To Link Up Again: The Meaning of Religion (Shomu  II )

    Religion - n. 1a(1): the service and worship of God or the supernatural (2): commitment or devotion to religious faith or observance; 2: a personal set or institutionalized system of religious attitudes, beliefs and practices 3(archaic): scrupulous conformity, conscientiousness 4: a cause, principle, or system of beliefs held to with ardor or faith

    Religious - v. 1: relating to or manifesting faithful devotion to an acknowledged ultimate reality or deity 2: Of, relating to, or devoted to religious beliefs or observances 3a: scrupulously and conscientiously faithful 3b: fervent, zealous, devout

    Both definitions from Webster's New Collegiate Dictionary.

The website before you is dedicated to Kemetic Orthodoxy, which is defined as a religion, by persons who consider themselves religious. We hear this word fairly often in the world, from organizations, from persons, and in the media. What does it really mean, religion? And what does it mean to be religious?

The original Latin root of religion comes from the verb meaning "to bind again" or "to relink" - religio. There are two ideas implicit in religio, that most persons of faith would ascribe to: 1) there is a need to be bound to something and 2) without religion it is an incomplete action.

What is the purpose of religion? To what are religious persons consenting, or even volunteering, to be bound - and why? The answer is twofold. Think of a knot. Knots are usually made to hold (bind) two things together - a pair of shoelaces, ropes on a ship's mast, cords attaching luggage to a vehicle. It is possible to put a knot in one object, but usually (as a knot in your hair or a knot in a garden hose), knots within one thing are a nuisance rather than helpful. From this analogy, we can probably agree that the idea that the purpose of religion is linking two things together, rather than bundling up one.

The two things, in most religions, are man and the divine - either between man and the divine in direct communion, or even, sometimes, between three things - a reciprocal relationship between man, the divine, and other men. Most religions would posit the third - that we have a bond (a religion) between ourselves, the Divine, and each other - and no one can exist without the other two and still be religion. Religion is not about serving yourself - or ONLY about serving God. It's about God and yourself and others, whether they are "in the same knot" as it were, or in another. As the ties that bind, these "religions" indicate relationships between all of us, back and forth, no one better than another, but each very, very important.

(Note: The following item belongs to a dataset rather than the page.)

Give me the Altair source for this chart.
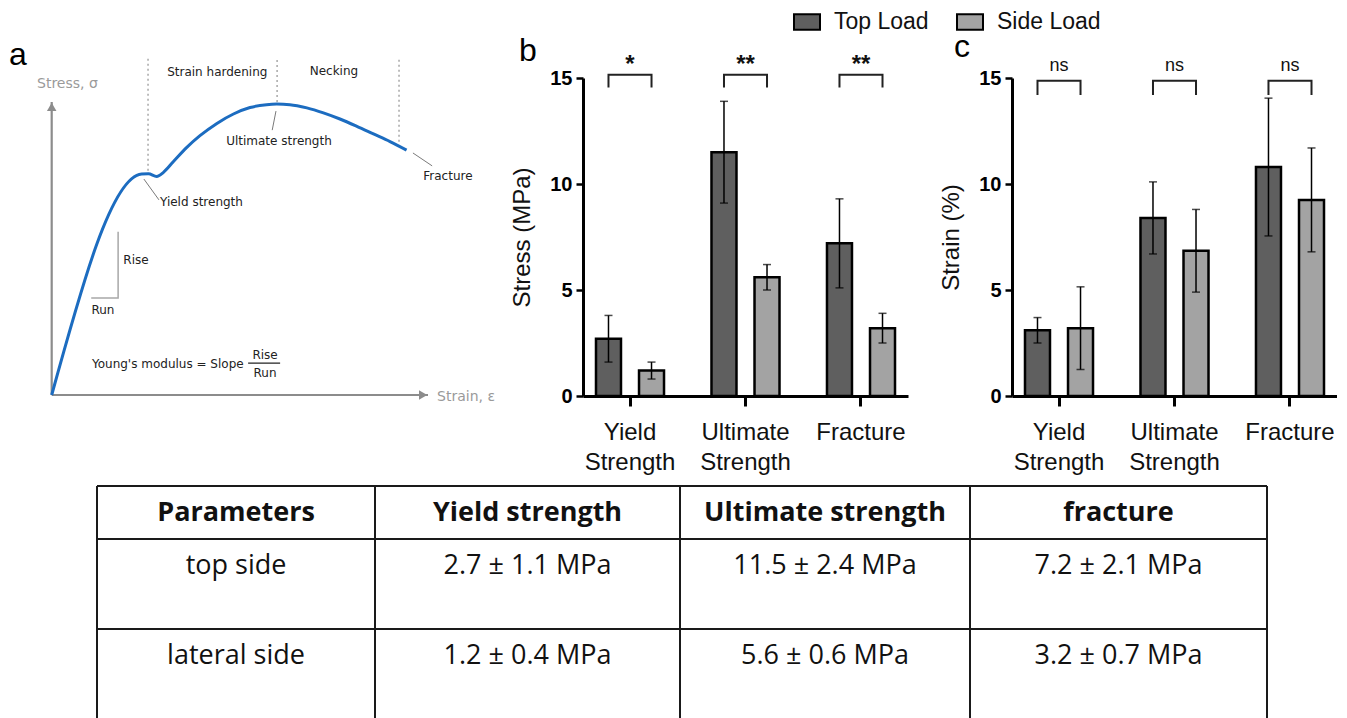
import altair as alt
import pandas as pd

# ---------------- data ----------------
params = ["Yield Strength", "Ultimate Strength", "Fracture"]
groups = ["Top Load", "Side Load"]

stress_top = [2.7, 11.5, 7.2]
stress_top_sd = [1.1, 2.4, 2.1]
stress_side = [1.2, 5.6, 3.2]
stress_side_sd = [0.4, 0.6, 0.7]
stress_sig = ["*", "**", "**"]

strain_top = [3.1, 8.4, 10.8]
strain_top_sd = [0.6, 1.7, 3.25]
strain_side = [3.2, 6.85, 9.25]
strain_side_sd = [1.95, 1.95, 2.45]
strain_sig = ["ns", "ns", "ns"]

# schematic stress-strain curve (normalised strain / stress)
curve_strain = [0, 0.239, 0.257, 0.279, 0.297, 0.323, 0.359, 0.394, 0.439, 0.483,
                0.527, 0.571, 0.598, 0.633, 0.678, 0.722, 0.766, 0.811, 0.855, 0.899, 0.943]
curve_stress = [0, 0.754, 0.755, 0.746, 0.760, 0.796, 0.845, 0.885, 0.927, 0.959,
                0.981, 0.991, 0.993, 0.991, 0.980, 0.963, 0.942, 0.917, 0.891, 0.865, 0.836]

region_strain = [0.256, 0.599, 0.923]
region_low = [0.765, 1.0, 0.864]
region_high = [1.154, 1.154, 1.154]

anno_text = ["Strain hardening", "Necking", "Ultimate strength", "Yield strength",
             "Fracture", "Rise", "Run"]
anno_strain = [0.440, 0.750, 0.604, 0.398, 1.053, 0.224, 0.136]
anno_stress = [1.102, 1.106, 0.867, 0.659, 0.747, 0.461, 0.290]

leader_s1 = [0.596, 0.245, 0.960]
leader_t1 = [0.969, 0.737, 0.826]
leader_s2 = [0.586, 0.285, 1.011]
leader_t2 = [0.904, 0.666, 0.782]

slope_s = [0.105, 0.1765, 0.1765]
slope_t = [0.331, 0.331, 0.557]

table_header = ["Parameters", "Yield strength", "Ultimate strength", "fracture"]
table_rows = ["top side", "lateral side"]

# ---------------- layout constants ----------------
BAR_W, BAR_H = 325, 318
A_W = 471
col_widths = [278, 305, 290, 297]
row_heights = [53, 90, 90]
TEXT_FONT = "Liberation Sans"
NO_FRAME = alt.ViewBackground(stroke="transparent", strokeWidth=0)

# ---------------- panel a: schematic ----------------
xs_a = alt.Scale(domain=[0, 1], range=[43.7, 420], nice=False, zero=False)
ys_a = alt.Scale(domain=[0, 1], range=[317, 24], nice=False, zero=False)


def ax(f):
    return alt.X(f, type="quantitative", scale=xs_a, axis=None)


def ay(f):
    return alt.Y(f, type="quantitative", scale=ys_a, axis=None)


def panel_letter(t, px, py):
    return alt.Chart(pd.DataFrame({"l": [t]})).mark_text(
        font=TEXT_FONT, fontSize=32, color="black", align="left", baseline="alphabetic"
    ).encode(x=alt.value(px), y=alt.value(py), text="l:N")


axes_df = pd.DataFrame({"s": [0, 0], "t": [0, 0], "s2": [0, 1.0], "t2": [1.0, 0]})
axes_a = alt.Chart(axes_df).mark_rule(color="#8c8c8c", strokeWidth=2.2).encode(
    x=ax("s"), y=ay("t"), x2="s2", y2="t2")
arrow_df = pd.DataFrame({"s": [0, 0.987], "t": [0.983, 0],
                         "shape": ["triangle-up", "triangle-right"]})
arrows_a = alt.Chart(arrow_df).mark_point(filled=True, color="#8c8c8c", size=90, opacity=1).encode(
    x=ax("s"), y=ay("t"), shape=alt.Shape("shape:N", scale=None, legend=None))

curve_df = pd.DataFrame({"s": curve_strain, "t": curve_stress, "i": range(len(curve_strain))})
curve = alt.Chart(curve_df).mark_line(color="#1c6cc0", strokeWidth=3, interpolate="monotone").encode(
    x=ax("s"), y=ay("t"), order="i:Q")

region_df = pd.DataFrame({"s": region_strain, "t": region_low, "t2": region_high})
regions = alt.Chart(region_df).mark_rule(color="#a8a8a8", strokeWidth=1.5, strokeDash=[2, 3]).encode(
    x=ax("s"), y=ay("t"), y2="t2")

leader_df = pd.DataFrame({"s": leader_s1, "t": leader_t1, "s2": leader_s2, "t2": leader_t2})
leaders = alt.Chart(leader_df).mark_rule(color="#7a7a7a", strokeWidth=1).encode(
    x=ax("s"), y=ay("t"), x2="s2", y2="t2")

slope_df = pd.DataFrame({"s": slope_s, "t": slope_t, "i": [0, 1, 2]})
slope = alt.Chart(slope_df).mark_line(color="#a8a8a8", strokeWidth=1.5).encode(
    x=ax("s"), y=ay("t"), order="i:Q")

frac_df = pd.DataFrame({"s": [0.522], "s2": [0.607], "t": [0.109]})
frac_bar = alt.Chart(frac_df).mark_rule(color="#222222", strokeWidth=1.2).encode(
    x=ax("s"), x2="s2", y=ay("t"))

anno_df = pd.DataFrame({"s": anno_strain, "t": anno_stress, "label": anno_text})
annos = alt.Chart(anno_df).mark_text(font="DejaVu Sans", fontSize=12, color="#222222").encode(
    x=ax("s"), y=ay("t"), text="label:N")

young_df = pd.DataFrame({"s": [0.107], "t": [0.106], "label": ["Young's modulus = Slope"]})
young = alt.Chart(young_df).mark_text(font="DejaVu Sans", fontSize=12, color="#222222",
                                      align="left").encode(x=ax("s"), y=ay("t"), text="label:N")
fr_df = pd.DataFrame({"s": [0.567, 0.567], "t": [0.137, 0.075], "label": ["Rise", "Run"]})
fr_text = alt.Chart(fr_df).mark_text(font="DejaVu Sans", fontSize=12, color="#222222").encode(
    x=ax("s"), y=ay("t"), text="label:N")

axlab_df = pd.DataFrame({"s": [-0.039, 1.024], "t": [1.061, -0.007],
                         "label": ["Stress, σ", "Strain, ε"]})
axlabs = alt.Chart(axlab_df).mark_text(font="DejaVu Sans", fontSize=14, color="#9a9a9a",
                                       align="left").encode(x=ax("s"), y=ay("t"), text="label:N")

panel_a = alt.layer(regions, axes_a, arrows_a, slope, curve, leaders, frac_bar, annos, young,
                    fr_text, axlabs, panel_letter("a", 1, -13)).properties(
    width=A_W, height=BAR_H, view=NO_FRAME)

# ---------------- panels b and c: bar charts ----------------
legend = alt.Legend(orient="none", legendX=785, legendY=-70, direction="horizontal", columns=2,
                    title=None, symbolType="M-1,-0.6L1,-0.6L1,0.6L-1,0.6Z", symbolSize=676,
                    symbolStrokeColor="black", symbolStrokeWidth=2, labelFont=TEXT_FONT,
                    labelFontSize=23, labelColor="#111111", labelOffset=13, columnPadding=24)


def bar_panel(top, top_sd, side, side_sd, sig, br_lo, br_hi, sig_y, sig_size, sig_weight,
              ytitle, letter):
    rows = []
    for i, p in enumerate(params):
        for g, v, sd in ((groups[0], top[i], top_sd[i]), (groups[1], side[i], side_sd[i])):
            rows.append({"param": p, "group": g, "value": v, "lo": v - sd, "hi": v + sd})
    df = pd.DataFrame(rows)
    br = []
    for p in params:
        br += [{"param": p, "group": groups[0], "y": br_lo, "k": 0},
               {"param": p, "group": groups[0], "y": br_hi, "k": 1},
               {"param": p, "group": groups[1], "y": br_hi, "k": 2},
               {"param": p, "group": groups[1], "y": br_lo, "k": 3}]
    brdf = pd.DataFrame(br)
    sigdf = pd.DataFrame({"param": params, "sig": sig, "y": [sig_y] * len(params)})

    xscale = alt.Scale(domain=params, paddingInner=0.411, paddingOuter=0.1125)
    xoscale = alt.Scale(domain=groups, paddingInner=0.419, paddingOuter=0)
    yscale = alt.Scale(domain=[0, 15], nice=False)
    xaxis = alt.Axis(title=None, labelAngle=0, domainColor="black", domainWidth=3,
                     tickColor="black", tickWidth=3, tickSize=10, labelFont=TEXT_FONT,
                     labelFontSize=24, labelColor="#111111", labelPadding=14, labelLineHeight=30,
                     labelExpr="split(datum.label, ' ')", labelLimit=0, grid=False)
    yaxis = alt.Axis(title=ytitle, values=[0, 5, 10, 15], grid=False, domainColor="black",
                     domainWidth=3, tickColor="black", tickWidth=2.5, tickSize=7,
                     labelFont=TEXT_FONT, labelFontWeight="bold", labelFontSize=20,
                     labelColor="black", labelPadding=4, titleFont=TEXT_FONT, titleFontSize=24,
                     titleFontWeight="normal", titleColor="#111111", titlePadding=16,
                     minExtent=33, maxExtent=33)

    def X():
        return alt.X("param:N", scale=xscale, axis=xaxis, sort=params)

    def XO():
        return alt.XOffset("group:N", scale=xoscale, sort=groups)

    def Y(f):
        return alt.Y(f, type="quantitative", scale=yscale, axis=yaxis)

    bars = alt.Chart(df).mark_bar(stroke="black", strokeWidth=2.5).encode(
        x=X(), xOffset=XO(), y=Y("value"),
        color=alt.Color("group:N", scale=alt.Scale(domain=groups, range=["#5f5f5f", "#a3a3a3"]),
                        legend=legend, sort=groups))
    err = alt.Chart(df).mark_rule(color="black", strokeWidth=1.5).encode(
        x=X(), xOffset=XO(), y=Y("lo"), y2="hi:Q")
    cap_hi = alt.Chart(df).mark_tick(color="black", thickness=1.5, size=8, orient="horizontal").encode(
        x=X(), xOffset=XO(), y=Y("hi"))
    cap_lo = alt.Chart(df).mark_tick(color="black", thickness=1.5, size=8, orient="horizontal").encode(
        x=X(), xOffset=XO(), y=Y("lo"))
    brackets = alt.Chart(brdf).mark_line(color="#222222", strokeWidth=2).encode(
        x=X(), xOffset=XO(), y=Y("y"), detail="param:N", order="k:Q")
    sigtext = alt.Chart(sigdf).mark_text(font=TEXT_FONT, fontSize=sig_size, fontWeight=sig_weight,
                                         color="#111111", baseline="alphabetic").encode(
        x=X(), y=Y("y"), text="sig:N")
    return alt.layer(bars, err, cap_hi, cap_lo, brackets, sigtext, letter).properties(
        width=BAR_W, height=BAR_H, view=NO_FRAME)


panel_b = bar_panel(stress_top, stress_top_sd, stress_side, stress_side_sd, stress_sig,
                    14.55, 15.15, 15.27, 24, "bold", "Stress (MPa)", panel_letter("b", -64, -17))
panel_c = bar_panel(strain_top, strain_top_sd, strain_side, strain_side_sd, strain_sig,
                    14.2, 14.87, 15.33, 18, "normal", "Strain (%)", panel_letter("c", -58, -21))

# ---------------- table ----------------
col_edges = [sum(col_widths[:i]) for i in range(len(col_widths) + 1)]
row_edges = [sum(row_heights[:i]) for i in range(len(row_heights) + 1)]
col_centers = [(col_edges[i] + col_edges[i + 1]) / 2 for i in range(len(col_widths))]
row_text_y = [row_edges[i] + 26.5 for i in range(len(row_heights))]

top_cells = [table_rows[0]] + [f"{m:.1f} ± {s:.1f} MPa" for m, s in zip(stress_top, stress_top_sd)]
lat_cells = [table_rows[1]] + [f"{m:.1f} ± {s:.1f} MPa" for m, s in zip(stress_side, stress_side_sd)]

txs = alt.Scale(domain=[0, col_edges[-1]], range=[89, 89 + col_edges[-1]], nice=False, zero=False)
tys = alt.Scale(domain=[0, row_edges[-1]], range=[0, row_edges[-1]], nice=False, zero=False)


def tx(f):
    return alt.X(f, type="quantitative", scale=txs, axis=None)


def ty(f):
    return alt.Y(f, type="quantitative", scale=tys, axis=None)


vlines_df = pd.DataFrame({"x": col_edges, "y": [0] * len(col_edges), "y2": [row_edges[-1]] * len(col_edges)})
hlines_df = pd.DataFrame({"y": row_edges, "x": [0] * len(row_edges), "x2": [col_edges[-1]] * len(row_edges)})
vlines = alt.Chart(vlines_df).mark_rule(color="#1a1a1a", strokeWidth=2).encode(
    x=tx("x"), y=ty("y"), y2="y2")
hlines = alt.Chart(hlines_df).mark_rule(color="#1a1a1a", strokeWidth=2.2).encode(
    y=ty("y"), x=tx("x"), x2="x2")

head_df = pd.DataFrame({"x": col_centers, "y": [row_text_y[0]] * 4, "label": table_header})
body_df = pd.DataFrame({"x": col_centers * 2,
                        "y": [row_text_y[1]] * 4 + [row_text_y[2]] * 4,
                        "label": top_cells + lat_cells})
head = alt.Chart(head_df).mark_text(font="Open Sans", fontSize=27, fontWeight="bold",
                                    color="#111111").encode(x=tx("x"), y=ty("y"), text="label:N")
body = alt.Chart(body_df).mark_text(font="Open Sans", fontSize=27, color="#111111").encode(
    x=tx("x"), y=ty("y"), text="label:N")

table = alt.layer(vlines, hlines, head, body).properties(width=1259, height=231, view=NO_FRAME)

# ---------------- assemble ----------------
top_row = alt.hconcat(panel_a, panel_b, panel_c, spacing=104, bounds="flush").resolve_scale(
    color="shared", x="independent", y="independent")
chart = alt.vconcat(top_row, table, spacing=BAR_H + 90, bounds="flush").resolve_scale(
    color="shared", x="independent", y="independent").properties(padding=0)
chart = chart.configure_view(stroke="transparent", strokeWidth=0).configure(font=TEXT_FONT)

chart.save("out.html", embed_options={"renderer": "svg", "actions": False})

There is a place for serving the self, but it is not religion in and of itself. Religion was designed to bring people and God together, not to bring God out of people or people out of God. As in the knot, each "tie" is not the same - ever accidentally tied two of the same ends of your shoelace together? Without both ends involved in the knot, the shoe won't stay on. Religion, then, is designed to bring the "ends" together, as it were, in harmony.

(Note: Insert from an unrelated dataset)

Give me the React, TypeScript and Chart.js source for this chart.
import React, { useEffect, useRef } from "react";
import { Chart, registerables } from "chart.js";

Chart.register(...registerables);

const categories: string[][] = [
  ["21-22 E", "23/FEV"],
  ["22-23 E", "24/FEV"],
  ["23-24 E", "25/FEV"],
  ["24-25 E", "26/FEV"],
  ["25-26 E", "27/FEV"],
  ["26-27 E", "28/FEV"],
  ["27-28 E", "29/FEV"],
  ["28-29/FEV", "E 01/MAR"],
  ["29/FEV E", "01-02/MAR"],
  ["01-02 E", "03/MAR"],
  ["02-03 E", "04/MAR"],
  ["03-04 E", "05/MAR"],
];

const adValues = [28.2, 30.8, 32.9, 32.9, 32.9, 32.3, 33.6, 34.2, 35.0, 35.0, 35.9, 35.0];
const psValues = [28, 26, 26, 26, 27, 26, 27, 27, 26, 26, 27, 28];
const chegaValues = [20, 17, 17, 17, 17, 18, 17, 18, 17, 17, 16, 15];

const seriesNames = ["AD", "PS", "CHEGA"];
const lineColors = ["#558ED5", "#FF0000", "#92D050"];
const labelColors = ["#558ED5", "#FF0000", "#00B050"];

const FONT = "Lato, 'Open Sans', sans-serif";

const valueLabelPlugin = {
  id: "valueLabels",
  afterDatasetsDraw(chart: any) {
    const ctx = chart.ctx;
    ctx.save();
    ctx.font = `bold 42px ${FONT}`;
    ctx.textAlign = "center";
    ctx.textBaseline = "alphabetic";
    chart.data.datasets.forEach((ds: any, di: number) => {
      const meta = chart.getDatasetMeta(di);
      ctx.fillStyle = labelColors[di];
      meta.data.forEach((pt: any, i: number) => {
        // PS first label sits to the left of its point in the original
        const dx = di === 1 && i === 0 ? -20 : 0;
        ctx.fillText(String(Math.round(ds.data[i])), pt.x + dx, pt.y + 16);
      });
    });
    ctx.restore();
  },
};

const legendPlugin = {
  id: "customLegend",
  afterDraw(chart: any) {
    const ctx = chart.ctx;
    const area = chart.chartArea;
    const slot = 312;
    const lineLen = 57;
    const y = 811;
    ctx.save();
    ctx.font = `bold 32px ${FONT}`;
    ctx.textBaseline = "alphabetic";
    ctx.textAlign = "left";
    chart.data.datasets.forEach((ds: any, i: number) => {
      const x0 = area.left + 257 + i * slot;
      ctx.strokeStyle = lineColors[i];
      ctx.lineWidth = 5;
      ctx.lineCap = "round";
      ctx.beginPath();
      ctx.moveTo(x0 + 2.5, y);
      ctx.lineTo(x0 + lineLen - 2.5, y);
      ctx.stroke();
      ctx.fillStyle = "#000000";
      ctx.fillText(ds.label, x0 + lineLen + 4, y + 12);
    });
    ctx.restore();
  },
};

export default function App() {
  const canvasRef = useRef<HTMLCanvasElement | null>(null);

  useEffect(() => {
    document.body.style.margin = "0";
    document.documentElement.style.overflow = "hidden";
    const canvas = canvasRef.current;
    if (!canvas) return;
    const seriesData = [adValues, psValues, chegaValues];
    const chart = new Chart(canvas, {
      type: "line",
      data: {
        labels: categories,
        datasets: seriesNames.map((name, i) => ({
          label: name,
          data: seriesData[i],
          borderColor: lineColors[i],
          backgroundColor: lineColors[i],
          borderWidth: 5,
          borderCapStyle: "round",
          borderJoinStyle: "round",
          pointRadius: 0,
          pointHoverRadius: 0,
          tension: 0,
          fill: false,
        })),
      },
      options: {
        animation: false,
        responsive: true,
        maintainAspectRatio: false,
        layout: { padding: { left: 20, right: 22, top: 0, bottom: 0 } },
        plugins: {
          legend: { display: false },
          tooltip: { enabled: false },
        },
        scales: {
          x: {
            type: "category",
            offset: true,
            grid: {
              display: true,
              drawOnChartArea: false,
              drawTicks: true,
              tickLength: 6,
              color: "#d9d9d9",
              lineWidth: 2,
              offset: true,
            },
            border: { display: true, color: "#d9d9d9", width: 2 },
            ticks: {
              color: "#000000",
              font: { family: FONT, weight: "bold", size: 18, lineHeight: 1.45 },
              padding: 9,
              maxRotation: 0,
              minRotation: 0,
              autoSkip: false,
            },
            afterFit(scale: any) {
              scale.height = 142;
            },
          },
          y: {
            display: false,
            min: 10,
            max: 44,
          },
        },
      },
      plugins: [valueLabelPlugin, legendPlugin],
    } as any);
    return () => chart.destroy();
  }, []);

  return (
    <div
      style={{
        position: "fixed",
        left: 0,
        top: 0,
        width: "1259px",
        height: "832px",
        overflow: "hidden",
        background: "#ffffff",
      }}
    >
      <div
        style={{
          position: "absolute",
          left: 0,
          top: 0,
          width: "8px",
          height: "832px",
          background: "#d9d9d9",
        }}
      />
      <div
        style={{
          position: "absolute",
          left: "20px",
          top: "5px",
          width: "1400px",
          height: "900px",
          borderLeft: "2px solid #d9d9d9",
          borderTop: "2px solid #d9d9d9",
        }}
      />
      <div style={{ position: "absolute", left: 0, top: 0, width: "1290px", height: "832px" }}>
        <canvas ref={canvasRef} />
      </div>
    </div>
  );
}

Not all people follow the same religion. Nor, do I believe, should they. The only issue about religion that is important is to know if it is indeed a "relinking," a bringing together of the things which have become separate - or if it is a further isolation of singularities, which would be the opposite of the purpose of religion. Ironically, in a comparative religion course I took as an undergraduate, the most profound thing our teacher, a clergy person, said, was that "in order to know a true religion from a false one, you have to see if it frees you. If it doesn't, it isn't religion." What does religion free us to do? It, paradoxically, frees us to be bound - to that which we believe in, to our chosen divinity, and to the service of that divinity and to our fellow man as token of our binding. We are freed in order to be bound - to link again - to the One.

Religion can also be compared to building bridges or otherwise spanning the gap between man and the divine, which, interestingly enough, seems mostly to be of mankind's making. The divine, it appears, never left us - but it stayed where it was while we wandered out into the brave new worlds of technology and secular humanism and "I am God" spirituality. Then, when we realize how far from "home" we have come, often the response is to either flee further away, or to seek that bridge - that religion - back to the source. People can serve as bridges, or they can help themselves, or others, to build them. Some religions have leaders to take them over the bridge; others expect their followers to find their own way. Some have forsaken the bridge entirely, for one reason or another; either to stake their own brave claim in the wilds, or to make their own attempt, not wanting to depend on the trails blazed by previous pilgrims. There is no one true way (religion) to that source - what is important, is the effort. "It's about God, stupid," is one of the favorite phrases of a clergy friend of mine. Often, we forget where it is we were headed, and so the religion is incomplete. As long as God is our destination and we don't forget that there are others along the way with us, we cannot be lost, even, as the Psalm might say, if "we walk through the valley of the shadow of death."

For the Kemetic Orthodox we have a particular Name (divine aspect) associated with the religion process - He is called Wepwawet, the "Opener of the Way." For us He opens roads, sets us on the right path which we must walk in order to find our bridge home. May He open all roads to those who might be looking - and may we have the wisdom to see them and not continue to struggle along in the underbrush.

Seek your bridge. Link your link, and join hands with those of like mind, whomever they may be. For without religion, we're like an untied shoelace - just ready to trip.